Wednesday, December 13, 2006

Paul Ricoeur on the Cogito

Let us in fact reflect upon what the self of self-understanding signifies, whether we appropriate the sense of a psychoanalytic interpretation or that that of a textual exegesis. In truth, we do not know beforehand, but only afterward, although our desire to understand ourselves has alone guided this appropiation. Why is this so? Why is the self that guides the interpretation able to recover itself only as a result of the interpretation?

There are two reasons for this: it must be stated, first, that the celebrated Cartesian cogito, which grasps itself directly in the experience of doubt, is a truth as vain as it is invincible. I do not deny that it is a truth; it is a truth which posits itself, and as such it can be neither verified or deduced. It posits at once a being and an act, an existence and an operation of thought: I am, I think; to exist, for me, is to think; I exist insofar as I think. But this is a vain truth; it is like a first step which cannot be followed by any other, so long as the ego of the ego cogito has not been recaptured in the mirror of its objects, of its works, and, finally, of its acts. Reflection is blind intuition if it is not mediated by what Dilthey called the expressions in which life objectifies itself. Or, to use the language of Jean Nabert, reflection is nothing other than the appropriation of our act of existing by means of a critique applied to the works and the acts which are the signs of this act of existing. Thus, reflection is a critique, not in the Kantian sense of a justification of science and duty, but in the sense that the cogito can be recovered only by the detour of a decipherment of the documents of its life. Reflection is the appropriation of our effort to exist and of our desire to be by means of the works which testify to this effort and this desire.
Paul Ricoeur, "Existence and Hermeneutics," Kathleen McLaughlin, trans. in The Conflict of Interpretations, Don Ihde, ed. (Evanston, IL: Northwestern University Press, 1974), 17-18.

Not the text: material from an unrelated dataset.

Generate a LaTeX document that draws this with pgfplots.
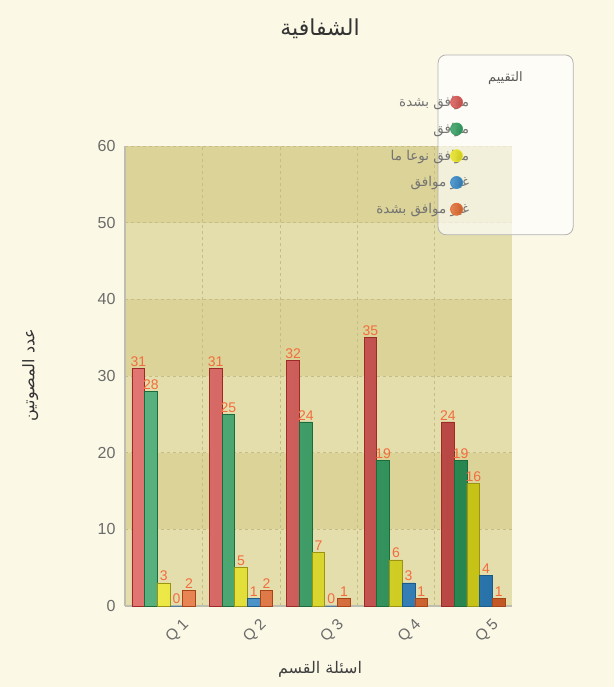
\documentclass[border=0pt]{standalone}
\usepackage{fontspec}
\setmainfont{Liberation Sans}
\newfontfamily\arabicfont[Script=Arabic]{DejaVu Sans}
\TeXXeTstate=1
\usepackage{pgfplots}
\usepackage{pgfplotstable}
\pgfplotsset{compat=1.18}
\definecolor{pagebg}{HTML}{FBF8E6}
\definecolor{banddark}{HTML}{DCD398}
\definecolor{bandlight}{HTML}{E4DDAC}
\definecolor{gridc}{HTML}{C6BC86}
\definecolor{axc}{HTML}{BDBDB0}
\definecolor{tickc}{HTML}{6B6B6B}
\definecolor{lblc}{HTML}{F26D3D}
\definecolor{cr}{HTML}{D9534F}\definecolor{cre}{HTML}{9E2A26}
\definecolor{cg}{HTML}{2E9E5E}\definecolor{cge}{HTML}{1B6B3C}
\definecolor{cy}{HTML}{E8E41A}\definecolor{cye}{HTML}{9A9410}
\definecolor{cb}{HTML}{2F86C8}\definecolor{cbe}{HTML}{1C5A8A}
\definecolor{co}{HTML}{E3672A}\definecolor{coe}{HTML}{A8441A}
\pgfplotstableread{
x r g y b o
1 31 28 3 0 2
2 31 25 5 1 2
3 32 24 7 0 1
4 35 19 6 3 1
5 24 19 16 4 1
}\data
\pgfplotsset{set layers,
  barst/.style 2 args={draw=#2, line width=0.9pt, left color=#1!80!white, middle color=#1!70!white, right color=#1!85!black,
    legend image code/.code={\path (0pt,0pt); \fill[#1, opacity=0.8, overlay] (-15pt,0pt) circle (6pt);}}}
\begin{document}
\pagecolor{pagebg}%
\begin{tikzpicture}
\path (0,0) rectangle (614pt,687pt);
\begin{pgfinterruptboundingbox}
\begin{axis}[
  at={(125pt,81pt)}, anchor=south west,
  scale only axis, width=387pt, height=460pt,
  clip=false,
  ybar=0pt, bar width=12.7pt,
  xmin=0.5, xmax=5.5, ymin=0, ymax=60,
  xtick={1,2,3,4,5}, xticklabels={Q 1,Q 2,Q 3,Q 4,Q 5},
  minor xtick={1.5,2.5,3.5,4.5},
  ytick={0,10,...,60},
  /pgf/number format/assume math mode=true,
  major tick length=0pt, minor tick length=0pt,
  axis x line*=bottom, axis y line*=left,
  axis line style={axc, line width=1.6pt, -},
  ymajorgrids, xminorgrids,
  major grid style={gridc, dashed, line width=0.6pt},
  minor grid style={gridc, dashed, line width=0.6pt},
  tick label style={text=tickc, font=\fontsize{16}{16}\selectfont},
  yticklabel style={xshift=-6pt},
  xticklabel style={anchor=center, xshift=14pt, yshift=-25pt, rotate=45, font=\fontsize{15.5}{15.5}\selectfont},
  title={{\arabicfont\beginR الشفافية\endR}},
  title style={at={(axis description cs:0.504,1.242)}, anchor=center, font=\fontsize{22}{22}\selectfont, text=black!80},
  xlabel={{\arabicfont\beginR اسئلة القسم\endR}},
  xlabel style={at={(axis description cs:0.504,-0.138)}, anchor=center, font=\fontsize{16}{16}\selectfont, text=black!75},
  ylabel={{\arabicfont\beginR عدد المصوتين\endR}},
  ylabel style={at={(axis description cs:-0.245,0.502)}, anchor=center, rotate=0, font=\fontsize{16}{16}\selectfont, text=black!80},
  nodes near coords,
  every node near coord/.append style={text=lblc, font=\fontsize{14}{14}\selectfont, inner sep=1.5pt},
  legend cell align=right, legend plot pos=right,
  legend style={at={(rel axis cs:0.905,1.117)}, anchor=north east, draw=none, fill=none,
    font=\fontsize{13.5}{13.5}\selectfont, text=black!55, row sep=11pt, /tikz/every even column/.append style={column sep=0pt}},
]
\begin{pgfonlayer}{axis background}
\fill[bandlight] (axis cs:0.5,0) rectangle (axis cs:5.5,10);
\fill[banddark] (axis cs:0.5,10) rectangle (axis cs:5.5,20);
\fill[bandlight] (axis cs:0.5,20) rectangle (axis cs:5.5,30);
\fill[banddark] (axis cs:0.5,30) rectangle (axis cs:5.5,40);
\fill[bandlight] (axis cs:0.5,40) rectangle (axis cs:5.5,50);
\fill[banddark] (axis cs:0.5,50) rectangle (axis cs:5.5,60);
\end{pgfonlayer}
\addplot[barst={cr}{cre}] table[x=x,y=r] {\data};
\addlegendentry{{\arabicfont\beginR موافق بشدة\endR}}
\addplot[barst={cg}{cge}] table[x=x,y=g] {\data};
\addlegendentry{{\arabicfont\beginR موافق\endR}}
\addplot[barst={cy}{cye}] table[x=x,y=y] {\data};
\addlegendentry{{\arabicfont\beginR موافق نوعا ما\endR}}
\addplot[barst={cb}{cbe}] table[x=x,y=b] {\data};
\addlegendentry{{\arabicfont\beginR غير موافق\endR}}
\addplot[barst={co}{coe}] table[x=x,y=o] {\data};
\addlegendentry{{\arabicfont\beginR غير موافق بشدة\endR}}
\draw[rounded corners=8pt, draw=black!30, line width=0.8pt, fill=white, fill opacity=0.65]
  (rel axis cs:0.809,0.807) rectangle (rel axis cs:1.158,1.198);
\node[text=black!65, font=\fontsize{13}{13}\selectfont] at (rel axis cs:0.983,1.148) {{\arabicfont\beginR التقييم\endR}};
\end{axis}
\end{pgfinterruptboundingbox}
\end{tikzpicture}
\end{document}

Man's essence is his essential belonging together with being, which is enacted through appropriation (Ereignis), a hermeneutic process of gathering beings into a context in which meaning can appear (or beings can appear in a meaningful way; can they "appear" in any other way?). Thus, his identity, his existence, is intimately tied to the "documents of [his] life" through which his gathering, his appropriating, is incarnated.